A distilled water delivery could mean that you could avoid using plastic bottles for water at your event.

Plastic bottles are a hugely damaging pollutant, with billions produced every year. In fact, the rate of plastic bottle production is so high that the total number produced annually is set to top half a trillion by 2021.

One way to reduce use is to recycle the bottles, and moves have been made to encourage this already.

Scotland and Wales have proposed bottle collection schemes that have been backed up by Michael Gove who wants to introduce one to the whole of the UK.

This scheme would see people receive money for recycling their bottles, when they drop them off after use.

Only 57 per cent of plastic bottles sold in the UK in 2016 were collected for recycling, lower than rates of recycling seen in countries with bottle deposit schemes.

It is hoped that reverse vending machines could be used which will make the job easier for shop keepers, who used to be in charge of bottle deposit schemes in the 80s.
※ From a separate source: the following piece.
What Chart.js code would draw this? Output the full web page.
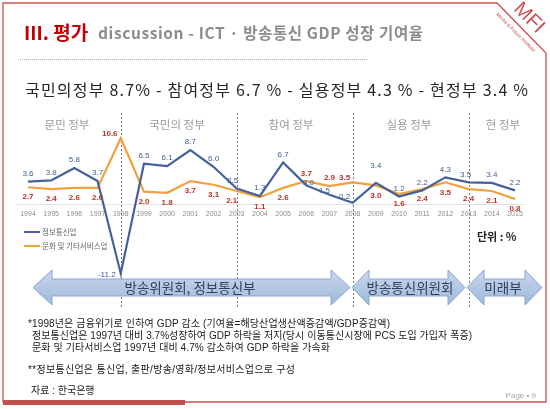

Greenpeace Oceans campaigner Elena Polisano told The BBC: “We urgently need solutions, and we think a bottle return scheme like those being looked at by Michael Gove, and by the Scottish and Welsh devolved governments, is probably the best way to raise collection rates and turn that stream into a loop.”

However, there is some resistance from the British Retail Consortium who argue that the plan needs to be thought out further, similar to the resistance they showed to the plastic bag charge introduced a couple of years ago.